Organic matter to hydrogen process granted £220k government funding
The UK Government has provided the University of Aberdeen’s School of Engineering with £220,000 for the development of an organic matter to hydrogen process.
Four main reaction stages will be adopted in the process – dark fermentation, anaerobic digestion, plasma reforming and steam gasification. Through ‘scaling up and integrating’ these four stages, the hydrogen yield from organic waste will be maximised.
The funding comes as part of the Department of Business, Energy and Industrial Strategy’s Net Zero Innovation Portfolio (NZIP). This financial support will facilitate research that could see the organic matter in ‘food waste, manure, wastewaters and other biodegradable wastes converted to hydrogen and used to power homes and businesses’.

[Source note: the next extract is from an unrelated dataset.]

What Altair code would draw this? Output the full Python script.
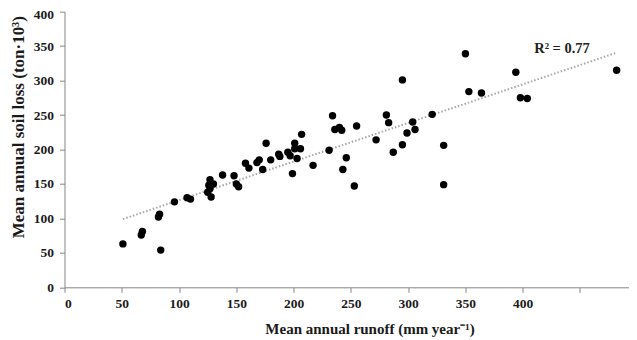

Professor Davide Dionisi from the School of Engineering will lead the project, alongside several leading academics, including those from the University’s Department of Chemistry. The team will also consist of members from Cranfield University in England and the University of Verona in Italy, as partners of the project.
Similar waste-to-hydrogen projects have been introduced in the UK in a bid to source renewable energy through a low carbon and low-cost process.
In July, academics from the Universities of Oxford and Cardiff announced plans to work alongside CarbonMeta Technologies with the objective of converting plastic waste into ‘clean hydrogen fuel and high-value carbon nanomaterials’. This process involves the use of ‘microwave catalysis’ technology to yield ‘high value products for industry’ – graphite, hydrogen, graphene, and carbon nanotubes.
Earlier in the year, West Dunbartonshire council approved plans for a £20 million facility, designed to turn non-recyclable plastic waste into electricity and hydrogen – the second of its kind in the UK. Operated by Peel NRE, the facility will use Powerhouse Energy Plc’s (AIM:PHE) technology.
Speaking on the funded research, Professor Dionisi, a renowned specialist in biomass research, commented: “Hydrogen is a key energy vector in the energy transition, and generating hydrogen from organic waste would achieve the combined benefits of reducing environmental pollution and of generating green sustainable energy.
“So far there is no commercial process that produces hydrogen from organic waste, but our proposed process combines waste treatment with energy generation and can be entirely powered from renewable electricity, thereby providing a more sustainable alternative to other processes for hydrogen production from non-renewable and renewable resources.
“I am delighted that our research has been recognised by the UK Government as being among the most promising in the UK in terms of delivering a sustainable hydrogen-producing process at a commercial scale.
“The project may move the proposed process closer to commercialisation, with the ultimate impact of reducing the energy consumption, land and water requirements of green hydrogen production in the UK and globally.”
Greg Hands, UK Government Energy Minister, added: “Accelerating home-grown renewables like biomass is a key part of ending our dependency on expensive and volatile fossil fuels. This £37 million of government investment will support innovation across the UK, boosting jobs whilst ensuring greater energy security for years to come.”